I am standing in the corner of the bar at a farewell party in a local gun and hunting club, Diet Coke in my hand, surrounded by staff from the Y who have clearly been here drinking--and not just Diet Coke--for a while. I don't like guns, I don't really drink, and I hate parties that require me to mingle with a drink in my hand. I look around, and there aren't many other members here, anyway, just staffers. They're dressed for a party, and I'm dressed to go grocery shopping, in my yoga woman T shirt and brown cargo capris. I'm having a moment. Maybe you've had these moments, too. These "how the hell did I get here" moments.
It's been over a year now since I've been gainfully employed. I've certainly been busy, because taking care of an infant who becomes a toddler is a full time job. But I haven't seen a regular paycheck in 14 months.
And it's a strange place for me, as strange as the gun and hunting club. I've written before about how I never intended to be a SAHM. Yes, I made the decision that set this chapter of my life in motion. But there were many chapters that came before it, and many of them were written by other people, or by the universe itself. If I hadn't lost pregnancies, if I hadn't been diagnosed with secondary infertility, and since we weren't planning to have more than two children, maybe my daughter (or not-my-daughter) would have been born earlier, instead of being born at the same time as I got a new boss at work. If I hadn't been on maternity leave during said new boss's early tenure in his position, he may not have been able to get away with some of the things he did while I wasn't there.

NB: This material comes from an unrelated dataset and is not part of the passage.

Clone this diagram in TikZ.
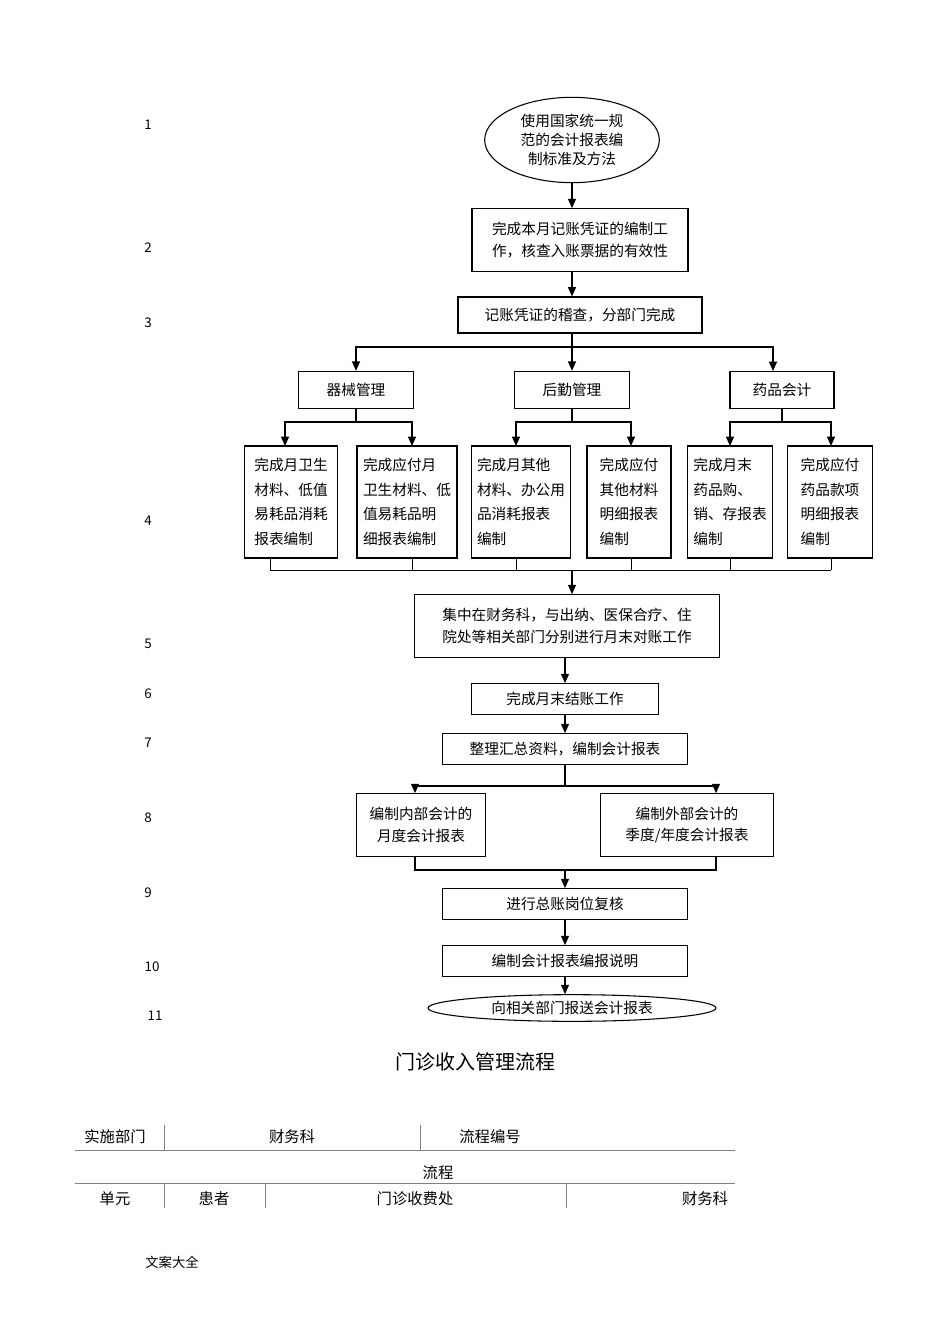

Maybe I would have had more support. Maybe I would have felt differently about the relationship. Maybe I could have fought back better. Maybe I wouldn't have resigned. Maybe I wouldn't have found myself still unemployed when my daughter reached the age of 18 months. I wouldn't have taken the Y up on the three month free membership that I won in a raffle, to give myself an excuse to get out of the house on a regular basis and exercise while someone watched my daughter. I wouldn't have met my instructors. And so I wouldn't be saying goodbye to this particular one, who is moving to another state; I don't know where I would be, but I can say with a pretty high degree of certainty that I wouldn't be standing in the bar at the gun club with a Diet Coke in my hand.
On the other hand, I might not have met you.
When I was a child, I loved those Choose Your Own Adventure books. I loved the fact that you could request a do-over, start from a place where you were happier, or more confident, or had a sword, and find a better ending, or even a better, or more interesting, middle. I used to back up through them, as if they were mazes: if you didn't like where the story was going, you backtrack and make it right by simply choosing the opposite direction. Back then, I think I believed that you could make more choices, that life didn't happen to you, that you made life happen.
Now I think there's some combination of destiny and choice at work, and it's a mixed blessing.
Because I love my beautiful, feisty, happy, smart, amazing daughter. I feel lucky to have her. And when you add a child to your life, you have to expect that your life is going to turn upside down.
It's just that some days I wonder about the parallel universes. The ones that didn't lead to the gun club. The ones in which I had a sword.